▶ _Description of the task_
Give the data again exactly as written, skipping any pictures.

──────── Data block

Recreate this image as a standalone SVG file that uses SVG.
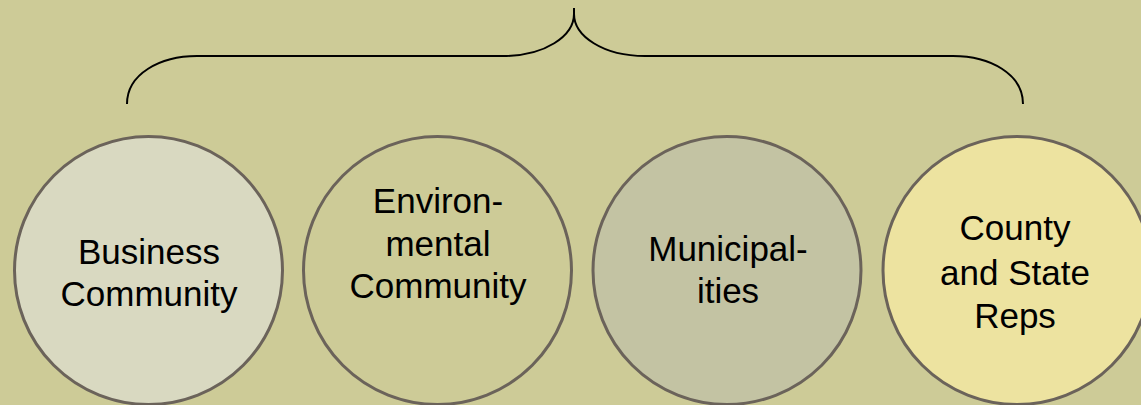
<svg xmlns="http://www.w3.org/2000/svg" width="1141" height="405" viewBox="0 0 1141 405">
<style>
.bg{fill:#cdcb97}
.node circle{stroke:#6b635a;stroke-width:3}
.node text{font-family:"Liberation Sans",Arial,sans-serif;font-size:35px;fill:#000;text-anchor:middle}
.brace{fill:none;stroke:#000;stroke-width:2}
</style>
<rect class="bg" x="0" y="0" width="1141" height="405"/>
<g id="connectors">
<path class="brace" d="M127,104 C127,74 160,56 197,56 L503,56 C545,56 574,36 574,14 L574,8 M574,14 C574,36 603,56 645,56 L953,56 C990,56 1023,74 1023,104"/>
</g>
<g id="business" class="node">
<circle cx="148.5" cy="270.5" r="134" fill="#d9d9c1"/>
<text x="149" y="264">Business</text>
<text x="149" y="306">Community</text>
</g>
<g id="environmental" class="node">
<circle cx="437.5" cy="270.5" r="134" fill="#cdcb97"/>
<text x="438" y="213">Environ-</text>
<text x="438" y="256">mental</text>
<text x="438" y="298">Community</text>
</g>
<g id="municipalities" class="node">
<circle cx="727" cy="270.5" r="134" fill="#c3c3a3"/>
<text x="728" y="261">Municipal-</text>
<text x="728" y="303">ities</text>
</g>
<g id="county" class="node">
<circle cx="1017" cy="270.5" r="134" fill="#ede3a0"/>
<text x="1015" y="240">County</text>
<text x="1015" y="285">and State</text>
<text x="1015" y="328">Reps</text>
</g>
</svg>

────────────────

▶ _Exercise result_
Recreate this image as a standalone SVG file that uses SVG.
<svg xmlns="http://www.w3.org/2000/svg" width="1141" height="405" viewBox="0 0 1141 405">
<style>
.bg{fill:#cdcb97}
.node circle{stroke:#6b635a;stroke-width:3}
.node text{font-family:"Liberation Sans",Arial,sans-serif;font-size:35px;fill:#000;text-anchor:middle}
.brace{fill:none;stroke:#000;stroke-width:2}
</style>
<rect class="bg" x="0" y="0" width="1141" height="405"/>
<g id="connectors">
<path class="brace" d="M127,104 C127,74 160,56 197,56 L503,56 C545,56 574,36 574,14 L574,8 M574,14 C574,36 603,56 645,56 L953,56 C990,56 1023,74 1023,104"/>
</g>
<g id="business" class="node">
<circle cx="148.5" cy="270.5" r="134" fill="#d9d9c1"/>
<text x="149" y="264">Business</text>
<text x="149" y="306">Community</text>
</g>
<g id="environmental" class="node">
<circle cx="437.5" cy="270.5" r="134" fill="#cdcb97"/>
<text x="438" y="213">Environ-</text>
<text x="438" y="256">mental</text>
<text x="438" y="298">Community</text>
</g>
<g id="municipalities" class="node">
<circle cx="727" cy="270.5" r="134" fill="#c3c3a3"/>
<text x="728" y="261">Municipal-</text>
<text x="728" y="303">ities</text>
</g>
<g id="county" class="node">
<circle cx="1017" cy="270.5" r="134" fill="#ede3a0"/>
<text x="1015" y="240">County</text>
<text x="1015" y="285">and State</text>
<text x="1015" y="328">Reps</text>
</g>
</svg>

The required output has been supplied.